We develop a model to analyze the implications of firing costs on incentives for R&D and international specialization. The key idea is that countries with a rigid labor market will tend to produce relatively secure goods, at a late stage of their product life cycle. Consequently, their researchers tend to specialize in ‘secondary innovation’ which improves existing products, rather than ‘primary innovation’ which introduces new products. This is roughly consistent with the observed pattern of R&D in Europe versus the U.S. Employment protection does not necessarily harm the country where it prevails, but typically reduces world welfare and the world number of goods.
Much of the research on the economic effects of European labor market rigidities has focused on its impact on employment. However, they may also have an impact on other variables, such as long-run productivity, which may have greater consequences in terms of welfare. In Saint-Paul (1997), I have shown that employment protection legislation distorts the pattern of international specialization in favor of low-risk, mature goods. In the present paper, I analyze the implications of such a specialization pattern for the structure of innovation. We distinguish between ‘primary innovation’, which is the introduction of a new good, and ‘secondary innovation’, which is a cost reduction in an existing good. We also assume a ‘home bias’ in that it is cheaper to produce a good in the country where the innovation has taken place. The main result is that a high-firing cost economy will tend to specialize in ‘secondary innovation’, i.e. in improving existing products rather than creating new ones.
That Europe tends to innovate more in established products than in new ones is evident from the data. For example, in 1993 the US accounted for 54% of world patents in biotechnology, 51% in computers, and 32% in communication, versus 13%, 14% and 13%, respectively, for France plus Germany. By contrast, these two countries accounted for 25% of world patents in instruments, 25% in construction, and 52% in transportation, versus 6%, 5% and 3% for the US.1 A paradigmatic illustration of a mature, ‘medium tech’, stable good in which Europe as a comparative advantage is the automobile tire industry, where Michelin of France is a world leader. Interestingly, Michelin is also a dynamic innovator.2 But its innovations are always improvements on an existing, well-defined good whose demand is clearly established and fairly stable. This is to be compared with the proliferation of new goods and risky undertakings that come out of the Silicon Valley.
This paper therefore sheds light on why Europe appears as less ‘high-tech’ than the United States.3 It does not necessarily follow, however, that such a pattern of specialization and innovation is necessarily harming Europe relative to the United States. To the extent that secondary innovation improves efficiency, it may well be a good idea to specialize in that activity and leave the more risky primary innovation to another country. What we are able to show, however, is that if secondary innovation does not reduce costs by too much, an increase in employment protection in one country reduces welfare and the total number of goods the integrated world economy. But the distribution of losses is unclear: the high-firing cost country may lose less than the flexible one, and may even gain in absolute terms, at least in principle. That is, one country's specialization in secondary imitation exerts negative externalities on the other country by reducing the total number of goods available to world consumers.
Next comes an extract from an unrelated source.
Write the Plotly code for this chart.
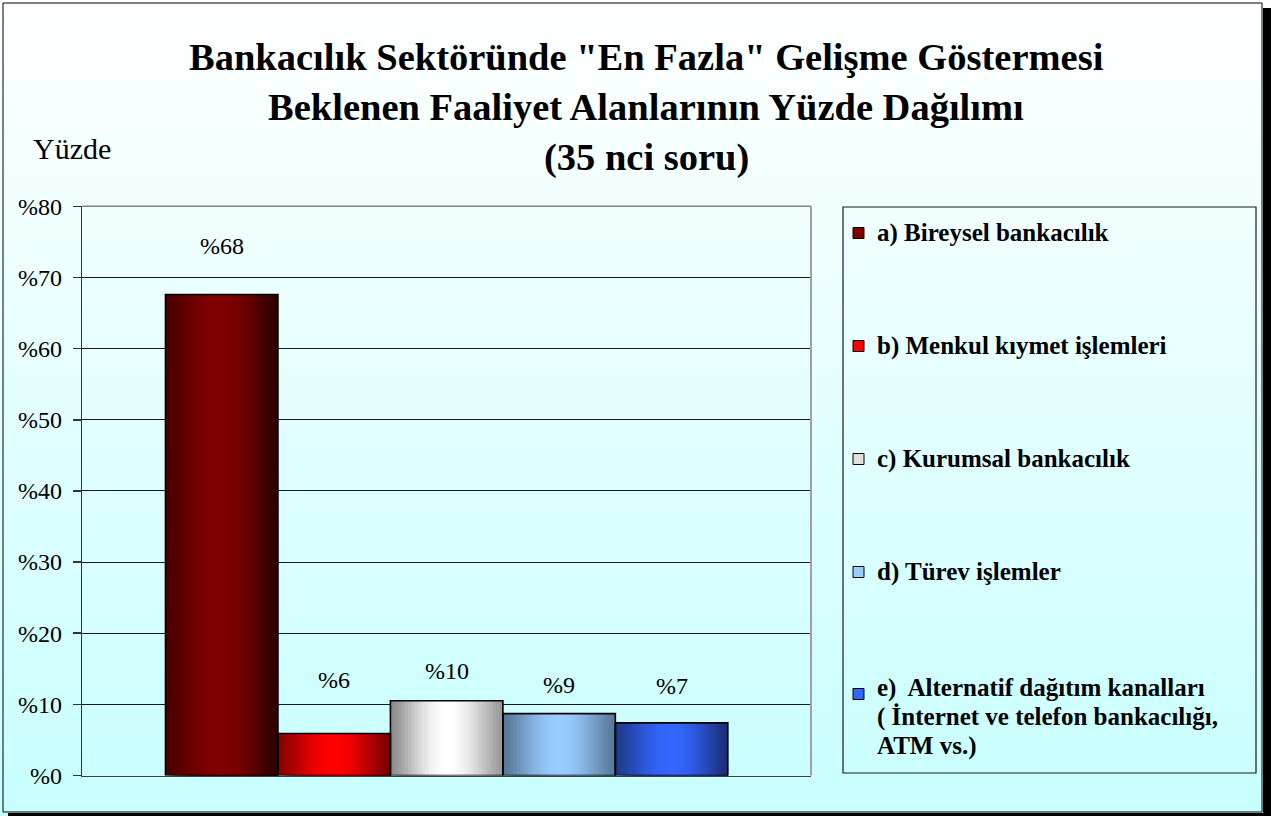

The paper is organized as follows. Section 2 sets up our basic model of trade, rigidity and innovation. Section 3 derives the main results concerning the impact of firing costs on the international structure of innovation. Section 4 relates our findings to the literature on labor market institutions and economic performance. Section 5 contains concluding comments.
In this paper, we have shown that firing costs distort the pattern of specialization and innovation in favor of mature goods.
The main result is that the pattern of comparative advantage induced by employment protection tends to bias the research effort to secondary innovations that improve on existing products rather than take the risk of creating new ones. In an open economy, the high-firing cost country will imitate more than the low-firing cost country, and more than if it were closed. It may even fully specialize in secondary innovation, which cannot happen if it were closed. Invention is more sensitive to firing costs in the open than in the closed economy. Firing costs reduce the total number of goods available in the world economy and reduce welfare if secondary innovation does not enhance efficiency by too much.
The model could be extended in various directions. While implications for growth are ignored in this particular setting, one could reintroduce growth by assuming externalities of the number of products on the cost of R&D. This could engineer perpetual growth, and the negative impact of labor market rigidities on the total number of product would then potentially show up as a negative impact on the economy's long run growth rate, as in Boone (2000).24 This would potentially reinforce the results.25 But, as we have argued in the previous section, there are other sources of growth which may lead to different implications.
The model may also help to understand why European countries are more prone of industrial policy than the U.S.: because their rigid labor markets introduce a bias against high-tech goods in their specialization pattern, they are more tempted to offset this bias by subsidies and other protection measures.